SINGAPORE, Maybank Kim Eng Group sees a lot of opportunities to facilitate investment flows into ASEAN from China.

Chief Executive Officer, John Chong said ASEAN accounted for the largest Chinese merger and acquisition (M&A) activities at US$41.5 billion (RM160.82 billion), which is also in line with the country’s commitment to the One Belt, One Road Initiative.

“The size of investments is huge compared with other regions globally.

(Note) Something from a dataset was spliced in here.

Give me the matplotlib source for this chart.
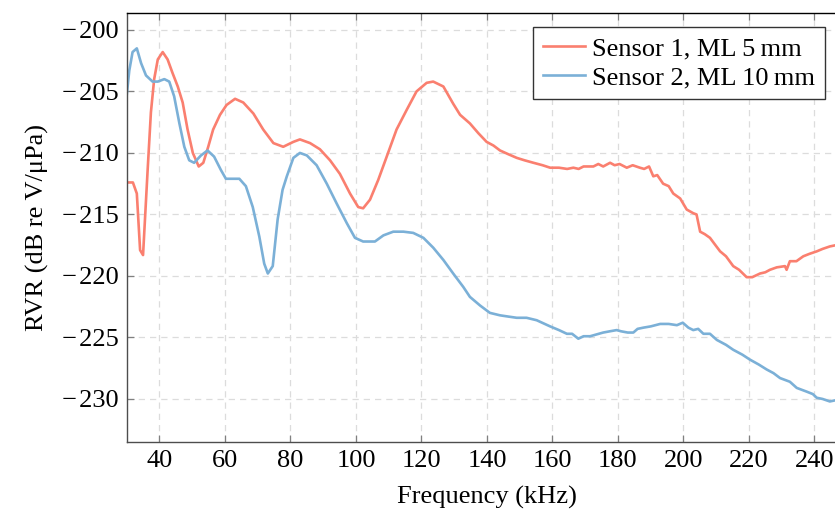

Obviously, China’s focus is on ASEAN and there is a lot of connectivity within it.

“Maybank is in all 10 countries in the regional grouping and we have the right platform to support any investment that China or any other global investors have in in the region,” he told reporters on the sidelines of Invest ASEAN Singapore 2018 here today.

Maybank Singapore Chief Executive Officer, Dr John Lee and Maybank Kim Eng Securities Pte Ltd Chief Executive Officer, Harmeet Bedi were also present.

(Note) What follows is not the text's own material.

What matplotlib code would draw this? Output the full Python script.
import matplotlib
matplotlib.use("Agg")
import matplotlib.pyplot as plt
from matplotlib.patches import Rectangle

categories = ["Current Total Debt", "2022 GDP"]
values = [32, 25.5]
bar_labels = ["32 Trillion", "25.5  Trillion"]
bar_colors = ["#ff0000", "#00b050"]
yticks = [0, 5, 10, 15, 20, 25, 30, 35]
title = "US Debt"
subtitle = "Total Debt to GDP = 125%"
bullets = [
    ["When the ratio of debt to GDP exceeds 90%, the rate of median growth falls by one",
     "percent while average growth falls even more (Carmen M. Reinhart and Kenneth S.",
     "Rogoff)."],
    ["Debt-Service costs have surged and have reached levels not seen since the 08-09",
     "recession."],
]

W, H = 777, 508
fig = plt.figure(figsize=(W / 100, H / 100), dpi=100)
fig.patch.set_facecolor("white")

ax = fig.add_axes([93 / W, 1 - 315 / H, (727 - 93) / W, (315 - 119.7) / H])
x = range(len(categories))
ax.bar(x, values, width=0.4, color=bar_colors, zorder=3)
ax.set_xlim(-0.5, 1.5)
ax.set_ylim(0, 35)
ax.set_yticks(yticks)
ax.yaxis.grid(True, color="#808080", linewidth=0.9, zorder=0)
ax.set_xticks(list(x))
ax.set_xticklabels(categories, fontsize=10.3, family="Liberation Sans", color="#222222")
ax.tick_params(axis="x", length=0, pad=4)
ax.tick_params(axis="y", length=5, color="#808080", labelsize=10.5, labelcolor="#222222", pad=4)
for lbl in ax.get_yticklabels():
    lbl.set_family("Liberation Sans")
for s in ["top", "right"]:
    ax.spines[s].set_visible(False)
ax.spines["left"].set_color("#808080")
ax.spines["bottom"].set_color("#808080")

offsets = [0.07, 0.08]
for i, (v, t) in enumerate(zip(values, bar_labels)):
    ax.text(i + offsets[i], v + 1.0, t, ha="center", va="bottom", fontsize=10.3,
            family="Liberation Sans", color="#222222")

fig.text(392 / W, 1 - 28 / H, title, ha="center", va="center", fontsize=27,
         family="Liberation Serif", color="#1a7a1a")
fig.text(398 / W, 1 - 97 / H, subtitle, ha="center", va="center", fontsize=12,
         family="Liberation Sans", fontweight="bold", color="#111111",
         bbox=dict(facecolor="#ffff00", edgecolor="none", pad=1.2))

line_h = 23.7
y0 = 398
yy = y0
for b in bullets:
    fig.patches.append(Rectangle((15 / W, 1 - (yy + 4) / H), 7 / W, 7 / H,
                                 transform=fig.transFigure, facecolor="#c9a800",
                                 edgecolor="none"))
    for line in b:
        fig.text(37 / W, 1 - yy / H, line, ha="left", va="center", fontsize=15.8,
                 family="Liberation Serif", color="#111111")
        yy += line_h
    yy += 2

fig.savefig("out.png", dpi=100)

Between 2006 and 2016, China’s outbound investments into ASEAN rose at a compound annual growth rate of 45 per cent to US$71.6 billion (RM277.45 billion) from US$1.8 billion (RM6.98 billion), making it the third largest foreign direct investment contributor to the region.

Chong said the tech sector was also increasingly attracting more Chinese M&A investments in recent years, reflecting the rapid offshore expansion of China’s emerging tech titans.

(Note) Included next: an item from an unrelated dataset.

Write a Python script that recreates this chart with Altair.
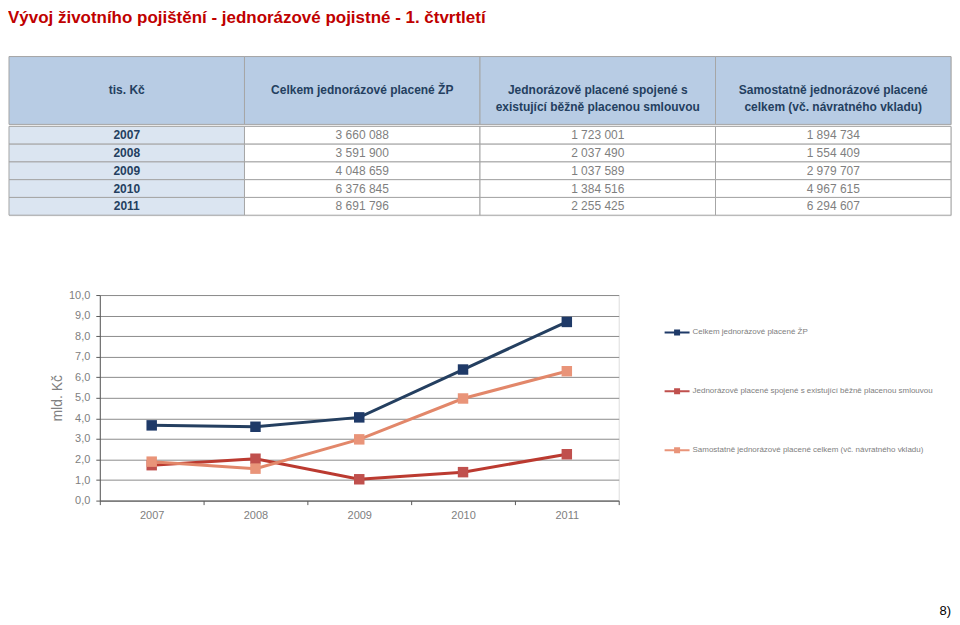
import altair as alt
import pandas as pd

# ---------------- data ----------------
years = ["2007", "2008", "2009", "2010", "2011"]
total = [3660088, 3591900, 4048659, 6376845, 8691796]
linked = [1723001, 2037490, 1037589, 1384516, 2255425]
standalone = [1894734, 1554409, 2979707, 4967615, 6294607]

col_keys = ["c0", "c1", "c2", "c3"]
col_headers = [
    "tis. Kč",
    "Celkem jednorázové placené ŽP",
    "Jednorázově placené spojené s\nexistující běžně placenou smlouvou",
    "Samostatně jednorázové placené\ncelkem (vč. návratného vkladu)",
]
series_names = [
    "Celkem jednorázové placené ŽP",
    "Jednorázově placené spojené s existující běžně placenou smlouvou",
    "Samostatně jednorázové placené celkem (vč. návratného vkladu)",
]
y_ticks = [0, 1, 2, 3, 4, 5, 6, 7, 8, 9, 10]

title_text = "Vývoj životního pojištění - jednorázové pojistné - 1. čtvrtletí"
page_note = "8)"

# ---------------- styles ----------------
FONT = "Liberation Sans"
NAVY_TXT = "#243f60"
GREY_TXT = "#7f7f7f"
HEAD_BG = "#b8cce4"
COL0_BG = "#dbe5f1"
BORDER = "#a6a6a6"
line_colors = ["#243f60", "#bb3a30", "#e2876a"]
point_colors = ["#1f3a68", "#c0504d", "#e99479"]

TABLE_W = 944


def fmt(v):
    return f"{v:,}".replace(",", " ")


# ---------------- table header ----------------
head_df = pd.DataFrame({"col": col_keys, "label": col_headers})
xcol = alt.X("col:N", sort=col_keys, axis=None,
             scale=alt.Scale(paddingInner=0, paddingOuter=0))

header = alt.layer(
    alt.Chart(head_df).mark_rect(fill=HEAD_BG, stroke=BORDER, strokeWidth=1).encode(x=xcol),
    alt.Chart(head_df).mark_text(lineBreak="\n", fontWeight="bold", fontSize=12,
                                 color=NAVY_TXT, lineHeight=17, font=FONT).encode(
        x=xcol, text="label:N"),
).properties(width=TABLE_W, height=68)

# ---------------- table body ----------------
rows = []
for i, y in enumerate(years):
    rows.append({"year": y, "col": "c0", "txt": y})
    rows.append({"year": y, "col": "c1", "txt": fmt(total[i])})
    rows.append({"year": y, "col": "c2", "txt": fmt(linked[i])})
    rows.append({"year": y, "col": "c3", "txt": fmt(standalone[i])})
body_df = pd.DataFrame(rows)
yrow = alt.Y("year:N", sort=years, axis=None,
             scale=alt.Scale(paddingInner=0, paddingOuter=0))

body = alt.layer(
    alt.Chart(body_df).mark_rect(stroke=BORDER, strokeWidth=1).encode(
        x=xcol, y=yrow,
        fill=alt.Fill("col:N", scale=alt.Scale(domain=col_keys,
                                              range=[COL0_BG, "white", "white", "white"]),
                      legend=None)),
    alt.Chart(body_df).transform_filter(alt.datum.col == "c0").mark_text(
        fontWeight="bold", fontSize=12, color=NAVY_TXT, font=FONT).encode(
        x=xcol, y=yrow, text="txt:N"),
    alt.Chart(body_df).transform_filter(alt.datum.col != "c0").mark_text(
        fontSize=12, color=GREY_TXT, font=FONT).encode(
        x=xcol, y=yrow, text="txt:N"),
).properties(width=TABLE_W, height=89)

table = alt.vconcat(header, body, spacing=0)

# ---------------- line chart ----------------
lrows = []
for i, y in enumerate(years):
    lrows.append({"year": y, "series": series_names[0], "v": total[i] / 1e6})
    lrows.append({"year": y, "series": series_names[1], "v": linked[i] / 1e6})
    lrows.append({"year": y, "series": series_names[2], "v": standalone[i] / 1e6})
line_df = pd.DataFrame(lrows)

x_enc = alt.X("year:N", sort=years, bandPosition=0.5, title=None,
              scale=alt.Scale(type="band", paddingInner=0, paddingOuter=0),
              axis=alt.Axis(tickBand="extent", labelAngle=0, labelColor="#808080",
                            labelFontSize=11, labelFont=FONT, domainColor="#595959",
                            tickColor="#595959", tickSize=4, labelPadding=5, grid=False))
y_enc = alt.Y("v:Q", scale=alt.Scale(domain=[0, 10], nice=False),
              axis=alt.Axis(values=y_ticks, title="mld. Kč",
                            labelExpr="replace(format(datum.value, '.1f'), '.', ',')",
                            grid=True, gridColor="#8c8c8c", gridWidth=1,
                            domainColor="#595959", tickColor="#595959", tickSize=4,
                            labelColor="#808080", labelFontSize=11, labelFont=FONT,
                            labelPadding=6, titleFontSize=14, titleColor="#808080",
                            titleFontWeight="normal", titleFont=FONT, titlePadding=4))

lines = alt.Chart(line_df).mark_line(strokeWidth=3).encode(
    x=x_enc, y=y_enc,
    stroke=alt.Stroke("series:N", scale=alt.Scale(domain=series_names, range=line_colors),
                      legend=None),
    order=alt.Order("year:N"),
)

legend_path = "M-1,-0.08H1V0.08H-1Z M-0.24,-0.24H0.24V0.24H-0.24Z"
points = alt.Chart(line_df).mark_point(shape="square", filled=True, size=110, opacity=1).encode(
    x=x_enc, y=y_enc,
    color=alt.Color("series:N", scale=alt.Scale(domain=series_names, range=point_colors),
                    legend=alt.Legend(title=None, orient="none", legendX=656, legendY=24,
                                      symbolType=legend_path, symbolSize=625,
                                      symbolOpacity=1, rowPadding=41, labelOffset=2,
                                      labelFontSize=8, labelColor="#808080",
                                      labelFont=FONT, labelLimit=500)),
)

note = alt.Chart(pd.DataFrame({"t": [page_note]})).mark_text(
    align="right", baseline="middle", fontSize=13, color="black", font=FONT).encode(
    text="t:N", x=alt.value(853), y=alt.value(317))

line_chart = alt.layer(lines, points, note).properties(width=520, height=206)

spacer = alt.Chart(pd.DataFrame({"a": [0]})).mark_point(opacity=0).properties(width=41, height=10)

line_row = alt.hconcat(spacer, line_chart, spacing=0)

chart = alt.vconcat(table, line_row, spacing=72).properties(
    title=alt.TitleParams(title_text, anchor="start", fontSize=17, font=FONT,
                          fontWeight="bold", color="#c00000", offset=29),
    padding={"left": 0, "top": 0, "right": 0, "bottom": 0},
).resolve_scale(x="independent", y="independent", color="independent").configure_view(
    stroke=None
).configure(font=FONT, background="white")

chart.save("out.html", embed_options={"renderer": "svg", "actions": False})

“The majority of ASEAN’s tech deals in THE recent past are still at the seed stage. While e-commerce is growing rapidly in the region, the penetration rate remains relatively low at between two and five per cent compared with established markets like China, South Korea and the United States.

“E-commerce transactions are likely to grow exponentially in ASEAN, driven by innovations in e-payments and tech platforms,” he added.

Chong said ASEAN governments had embarked on strengthening their logistics to ride on the e-commerce wave.

“I think every country must have a clear strategy and policy on how to build the ecosystem that surrounds the entire growth, including the talent pool. It’s not just about the infrastructure,” he added.

Chong sees minimal impact from a potential trade war between China and the US on ASEAN, as member countries are not large metal exporters to the two world’s biggest economies.

“We are not a large steel and aluminium exporter to the US. Countries that do, include Mexico, Canada, South Korea and China.

“The impact will be more so on them than us. I don’t think there is much of an impact on ASEAN as such, he said.

On the brewing trade war, Chong said so far, there was only posturing.

However, he pointed out that if tensions escalated to a trade war, there could be an impact on the global market as China and the US contributed 42 per cent of the world’s gross domestic product and 25 per cent of trade.